**SET PROBLEM**
Without the pictures, copy all the entries below exactly.

* start *

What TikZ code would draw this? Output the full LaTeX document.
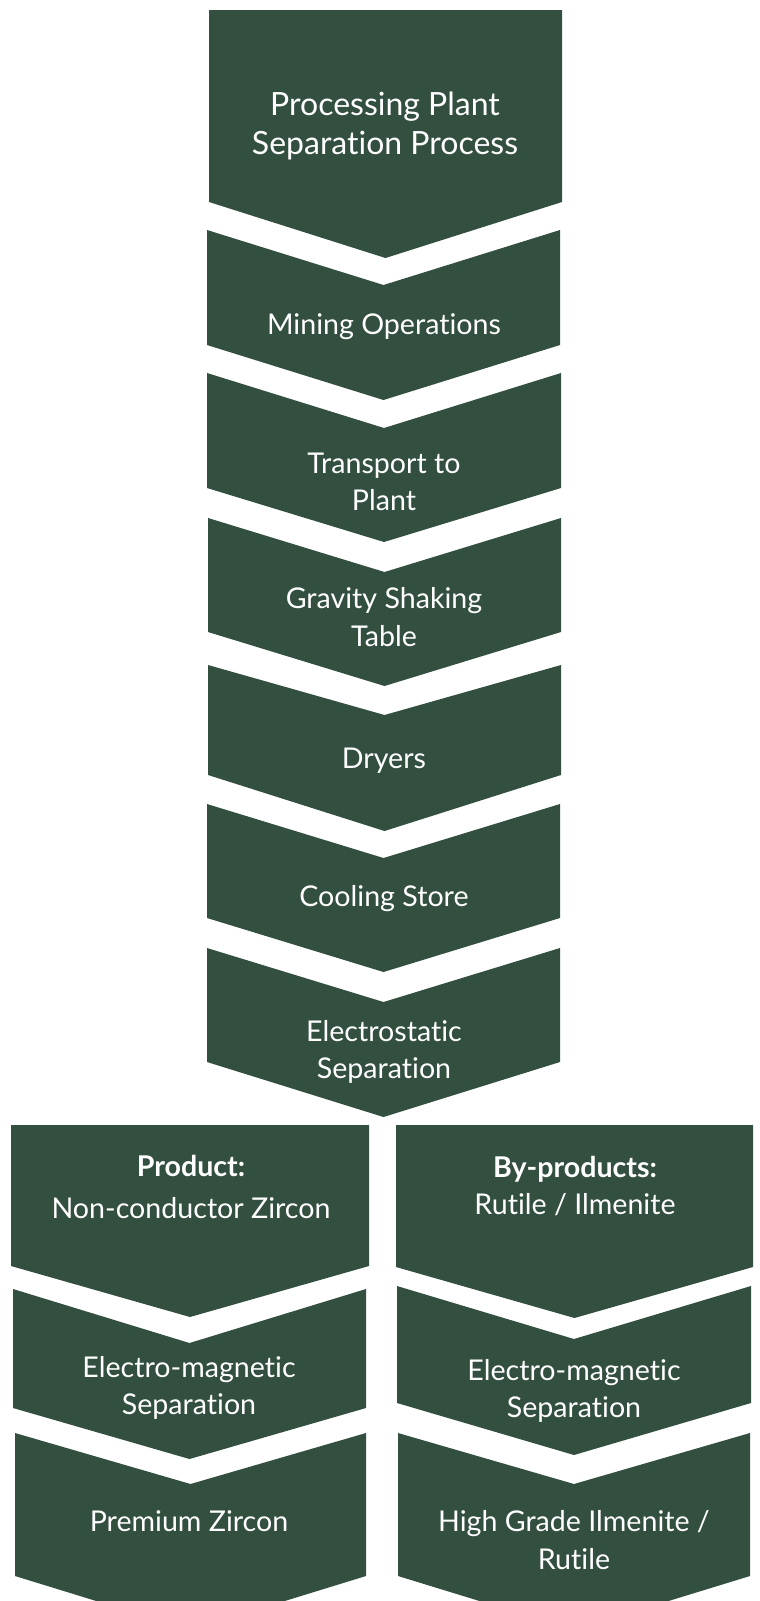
\documentclass[tikz,border=0pt]{standalone}
\usepackage{fontspec}
\setmainfont{Lato}[Ligatures={NoCommon}]
\definecolor{chevgreen}{RGB}{51,79,64}
\newcommand\chevshape[6]{%
  \fill[chevgreen] (#1,#3) -- ({(#1+#2)/2},#4) -- (#2,#3) -- (#2,#5) -- ({(#1+#2)/2},#6) -- (#1,#5) -- cycle;}
\begin{document}
\begin{tikzpicture}[x=1pt,y=-1pt,
  lbl/.style={text=white,align=center,inner sep=0pt,font=\fontsize{28.6}{37.5}\selectfont},
  ttl/.style={lbl,font=\fontsize{32}{39}\selectfont}]
\useasboundingbox (0,0) rectangle (760,1601);
\clip (0,0) rectangle (760,1601);
% main column
\chevshape{209}{562}{10}{10}{202}{258}
\chevshape{207}{560}{230}{285}{345}{400}
\chevshape{207}{561}{373}{428}{488}{542}
\chevshape{208}{561}{518}{572}{632}{686}
\chevshape{208}{561}{665}{715}{775}{831}
\chevshape{207}{560}{804}{858}{918}{972}
\chevshape{207}{560}{948}{1002}{1062}{1117}
% left column
\chevshape{11}{369}{1125}{1125}{1266}{1317}
\chevshape{13}{366}{1289}{1343}{1408}{1459}
\chevshape{15}{366}{1433}{1484}{1576}{1630}
% right column
\chevshape{396}{753}{1125}{1125}{1267}{1318}
\chevshape{397}{751}{1286}{1339}{1403}{1455}
\chevshape{398}{750}{1433}{1484}{1576}{1630}
% labels
\node[ttl] (t1) at (385,126) {Processing Plant\\Separation Process};
\node[lbl] (t2) at (384,327) {Mining Operations};
\node[lbl] (t3) at (384,482) {Transport to\\Plant};
\node[lbl] (t4) at (384,617) {Gravity Shaking\\Table};
\node[lbl] (t5) at (384,761) {Dryers};
\node[lbl] (t6) at (384,899) {Cooling Store};
\node[lbl] (t7) at (384,1052) {Electrostatic\\Separation};
\node[lbl] (l1) at (191,1187) {\textbf{Product:}\\[5pt]Non-conductor Zircon};
\node[lbl] (l2) at (189,1388) {Electro-magnetic\\Separation};
\node[lbl] (l3) at (189,1521) {Premium Zircon};
\node[lbl] (r1) at (575,1186) {\textbf{By-products:}\\Rutile / Ilmenite};
\node[lbl] (r2) at (574,1391) {Electro-magnetic\\Separation};
\node[lbl] (r3) at (574,1540) {High Grade Ilmenite /\\Rutile};
\end{tikzpicture}
\end{document}
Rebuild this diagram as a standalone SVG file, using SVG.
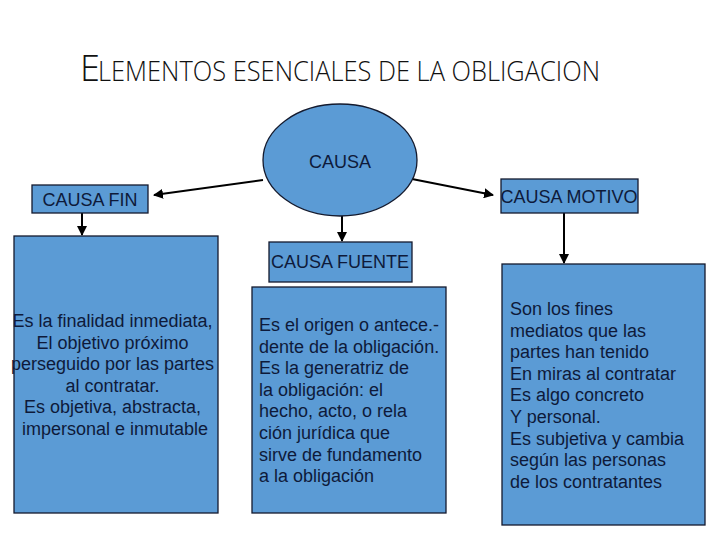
<svg xmlns="http://www.w3.org/2000/svg" width="720" height="540" viewBox="0 0 720 540">
<defs>
<style>
.box{fill:#5b9bd5;stroke:#141a2e;stroke-width:1.3}
.lbl{font-family:"Liberation Sans",Arial,sans-serif;font-size:18px;fill:#0e1a3a}
.ttl{font-family:"Open Sans","Liberation Sans",sans-serif;font-weight:300;fill:#111}
.con{stroke:#000;stroke-width:2;fill:none;marker-end:url(#ah)}
</style>
<marker id="ah" viewBox="0 0 10 10" refX="9" refY="5" markerWidth="5" markerHeight="5" orient="auto" markerUnits="strokeWidth">
<path d="M0,0 L10,5 L0,10 z" fill="#000"/>
</marker>
</defs>
<rect width="720" height="540" fill="#fff"/>
<g id="title">
<text class="ttl" x="80" y="81" font-size="36">E</text>
<text class="ttl" x="98" y="81" font-size="28" textLength="502" lengthAdjust="spacingAndGlyphs">LEMENTOS ESENCIALES DE LA OBLIGACION</text>
</g>
<g id="connectors">
<line class="con" x1="263" y1="180" x2="154" y2="195"/>
<line class="con" x1="412" y1="179" x2="493" y2="195"/>
<line class="con" x1="342" y1="216" x2="342" y2="241"/>
<line class="con" x1="82" y1="213" x2="82" y2="235"/>
<line class="con" x1="564" y1="213" x2="564" y2="263"/>
</g>
<g id="causa">
<ellipse class="box" cx="340" cy="160" rx="77" ry="56"/>
<text class="lbl" x="340" y="168" text-anchor="middle">CAUSA</text>
</g>
<g id="causa-fin">
<rect class="box" x="32" y="185" width="116" height="28"/>
<text class="lbl" x="90" y="206" text-anchor="middle">CAUSA FIN</text>
</g>
<g id="causa-motivo">
<rect class="box" x="501" y="179" width="137" height="34"/>
<text class="lbl" x="569" y="203" text-anchor="middle">CAUSA MOTIVO</text>
</g>
<g id="causa-fuente">
<rect class="box" x="269" y="242" width="143" height="40"/>
<text class="lbl" x="340" y="268" text-anchor="middle">CAUSA FUENTE</text>
</g>
<g id="desc-fin">
<rect class="box" x="14" y="236" width="204" height="277"/>
<text class="lbl" text-anchor="middle">
<tspan x="115" y="327">Es la finalidad inmediata,</tspan>
<tspan x="115" y="348.5">El objetivo próximo</tspan>
<tspan x="115" y="370">perseguido por las partes</tspan>
<tspan x="115" y="391.5">al contratar.</tspan>
<tspan x="115" y="413">Es objetiva, abstracta,</tspan>
<tspan x="115" y="434.5">impersonal e inmutable</tspan>
</text>
</g>
<g id="desc-fuente">
<rect class="box" x="252" y="287" width="194" height="226"/>
<text class="lbl">
<tspan x="259" y="331">Es el origen o antece.-</tspan>
<tspan x="259" y="352.6">dente de la obligación.</tspan>
<tspan x="259" y="374.2">Es la generatriz de</tspan>
<tspan x="259" y="395.8">la obligación: el</tspan>
<tspan x="259" y="417.4">hecho, acto, o rela</tspan>
<tspan x="259" y="439">ción jurídica que</tspan>
<tspan x="259" y="460.6">sirve de fundamento</tspan>
<tspan x="259" y="482.2">a la obligación</tspan>
</text>
</g>
<g id="desc-motivo">
<rect class="box" x="502" y="264" width="203" height="261"/>
<text class="lbl">
<tspan x="510" y="315">Son los fines</tspan>
<tspan x="510" y="336.6">mediatos que las</tspan>
<tspan x="510" y="358.2">partes han tenido</tspan>
<tspan x="510" y="379.8">En miras al contratar</tspan>
<tspan x="510" y="401.4">Es algo concreto</tspan>
<tspan x="510" y="423">Y personal.</tspan>
<tspan x="510" y="444.6">Es subjetiva y cambia</tspan>
<tspan x="510" y="466.2">según las personas</tspan>
<tspan x="510" y="487.8">de los contratantes</tspan>
</text>
</g>
</svg>
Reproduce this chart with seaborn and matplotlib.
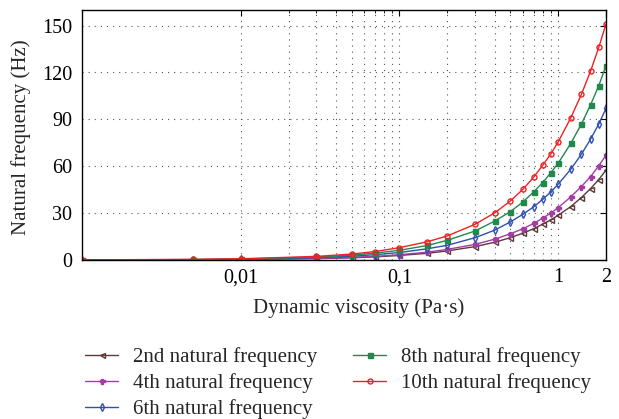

* end *

**TASK RESULT**
What TikZ code would draw this? Output the full LaTeX document.
\documentclass[tikz,border=0pt]{standalone}
\usepackage{fontspec}
\setmainfont{Lato}[Ligatures={NoCommon}]
\definecolor{chevgreen}{RGB}{51,79,64}
\newcommand\chevshape[6]{%
  \fill[chevgreen] (#1,#3) -- ({(#1+#2)/2},#4) -- (#2,#3) -- (#2,#5) -- ({(#1+#2)/2},#6) -- (#1,#5) -- cycle;}
\begin{document}
\begin{tikzpicture}[x=1pt,y=-1pt,
  lbl/.style={text=white,align=center,inner sep=0pt,font=\fontsize{28.6}{37.5}\selectfont},
  ttl/.style={lbl,font=\fontsize{32}{39}\selectfont}]
\useasboundingbox (0,0) rectangle (760,1601);
\clip (0,0) rectangle (760,1601);
% main column
\chevshape{209}{562}{10}{10}{202}{258}
\chevshape{207}{560}{230}{285}{345}{400}
\chevshape{207}{561}{373}{428}{488}{542}
\chevshape{208}{561}{518}{572}{632}{686}
\chevshape{208}{561}{665}{715}{775}{831}
\chevshape{207}{560}{804}{858}{918}{972}
\chevshape{207}{560}{948}{1002}{1062}{1117}
% left column
\chevshape{11}{369}{1125}{1125}{1266}{1317}
\chevshape{13}{366}{1289}{1343}{1408}{1459}
\chevshape{15}{366}{1433}{1484}{1576}{1630}
% right column
\chevshape{396}{753}{1125}{1125}{1267}{1318}
\chevshape{397}{751}{1286}{1339}{1403}{1455}
\chevshape{398}{750}{1433}{1484}{1576}{1630}
% labels
\node[ttl] (t1) at (385,126) {Processing Plant\\Separation Process};
\node[lbl] (t2) at (384,327) {Mining Operations};
\node[lbl] (t3) at (384,482) {Transport to\\Plant};
\node[lbl] (t4) at (384,617) {Gravity Shaking\\Table};
\node[lbl] (t5) at (384,761) {Dryers};
\node[lbl] (t6) at (384,899) {Cooling Store};
\node[lbl] (t7) at (384,1052) {Electrostatic\\Separation};
\node[lbl] (l1) at (191,1187) {\textbf{Product:}\\[5pt]Non-conductor Zircon};
\node[lbl] (l2) at (189,1388) {Electro-magnetic\\Separation};
\node[lbl] (l3) at (189,1521) {Premium Zircon};
\node[lbl] (r1) at (575,1186) {\textbf{By-products:}\\Rutile / Ilmenite};
\node[lbl] (r2) at (574,1391) {Electro-magnetic\\Separation};
\node[lbl] (r3) at (574,1540) {High Grade Ilmenite /\\Rutile};
\end{tikzpicture}
\end{document}
Rebuild this diagram as a standalone SVG file, using SVG.
<svg xmlns="http://www.w3.org/2000/svg" width="720" height="540" viewBox="0 0 720 540">
<defs>
<style>
.box{fill:#5b9bd5;stroke:#141a2e;stroke-width:1.3}
.lbl{font-family:"Liberation Sans",Arial,sans-serif;font-size:18px;fill:#0e1a3a}
.ttl{font-family:"Open Sans","Liberation Sans",sans-serif;font-weight:300;fill:#111}
.con{stroke:#000;stroke-width:2;fill:none;marker-end:url(#ah)}
</style>
<marker id="ah" viewBox="0 0 10 10" refX="9" refY="5" markerWidth="5" markerHeight="5" orient="auto" markerUnits="strokeWidth">
<path d="M0,0 L10,5 L0,10 z" fill="#000"/>
</marker>
</defs>
<rect width="720" height="540" fill="#fff"/>
<g id="title">
<text class="ttl" x="80" y="81" font-size="36">E</text>
<text class="ttl" x="98" y="81" font-size="28" textLength="502" lengthAdjust="spacingAndGlyphs">LEMENTOS ESENCIALES DE LA OBLIGACION</text>
</g>
<g id="connectors">
<line class="con" x1="263" y1="180" x2="154" y2="195"/>
<line class="con" x1="412" y1="179" x2="493" y2="195"/>
<line class="con" x1="342" y1="216" x2="342" y2="241"/>
<line class="con" x1="82" y1="213" x2="82" y2="235"/>
<line class="con" x1="564" y1="213" x2="564" y2="263"/>
</g>
<g id="causa">
<ellipse class="box" cx="340" cy="160" rx="77" ry="56"/>
<text class="lbl" x="340" y="168" text-anchor="middle">CAUSA</text>
</g>
<g id="causa-fin">
<rect class="box" x="32" y="185" width="116" height="28"/>
<text class="lbl" x="90" y="206" text-anchor="middle">CAUSA FIN</text>
</g>
<g id="causa-motivo">
<rect class="box" x="501" y="179" width="137" height="34"/>
<text class="lbl" x="569" y="203" text-anchor="middle">CAUSA MOTIVO</text>
</g>
<g id="causa-fuente">
<rect class="box" x="269" y="242" width="143" height="40"/>
<text class="lbl" x="340" y="268" text-anchor="middle">CAUSA FUENTE</text>
</g>
<g id="desc-fin">
<rect class="box" x="14" y="236" width="204" height="277"/>
<text class="lbl" text-anchor="middle">
<tspan x="115" y="327">Es la finalidad inmediata,</tspan>
<tspan x="115" y="348.5">El objetivo próximo</tspan>
<tspan x="115" y="370">perseguido por las partes</tspan>
<tspan x="115" y="391.5">al contratar.</tspan>
<tspan x="115" y="413">Es objetiva, abstracta,</tspan>
<tspan x="115" y="434.5">impersonal e inmutable</tspan>
</text>
</g>
<g id="desc-fuente">
<rect class="box" x="252" y="287" width="194" height="226"/>
<text class="lbl">
<tspan x="259" y="331">Es el origen o antece.-</tspan>
<tspan x="259" y="352.6">dente de la obligación.</tspan>
<tspan x="259" y="374.2">Es la generatriz de</tspan>
<tspan x="259" y="395.8">la obligación: el</tspan>
<tspan x="259" y="417.4">hecho, acto, o rela</tspan>
<tspan x="259" y="439">ción jurídica que</tspan>
<tspan x="259" y="460.6">sirve de fundamento</tspan>
<tspan x="259" y="482.2">a la obligación</tspan>
</text>
</g>
<g id="desc-motivo">
<rect class="box" x="502" y="264" width="203" height="261"/>
<text class="lbl">
<tspan x="510" y="315">Son los fines</tspan>
<tspan x="510" y="336.6">mediatos que las</tspan>
<tspan x="510" y="358.2">partes han tenido</tspan>
<tspan x="510" y="379.8">En miras al contratar</tspan>
<tspan x="510" y="401.4">Es algo concreto</tspan>
<tspan x="510" y="423">Y personal.</tspan>
<tspan x="510" y="444.6">Es subjetiva y cambia</tspan>
<tspan x="510" y="466.2">según las personas</tspan>
<tspan x="510" y="487.8">de los contratantes</tspan>
</text>
</g>
</svg>
Reproduce this chart with seaborn and matplotlib.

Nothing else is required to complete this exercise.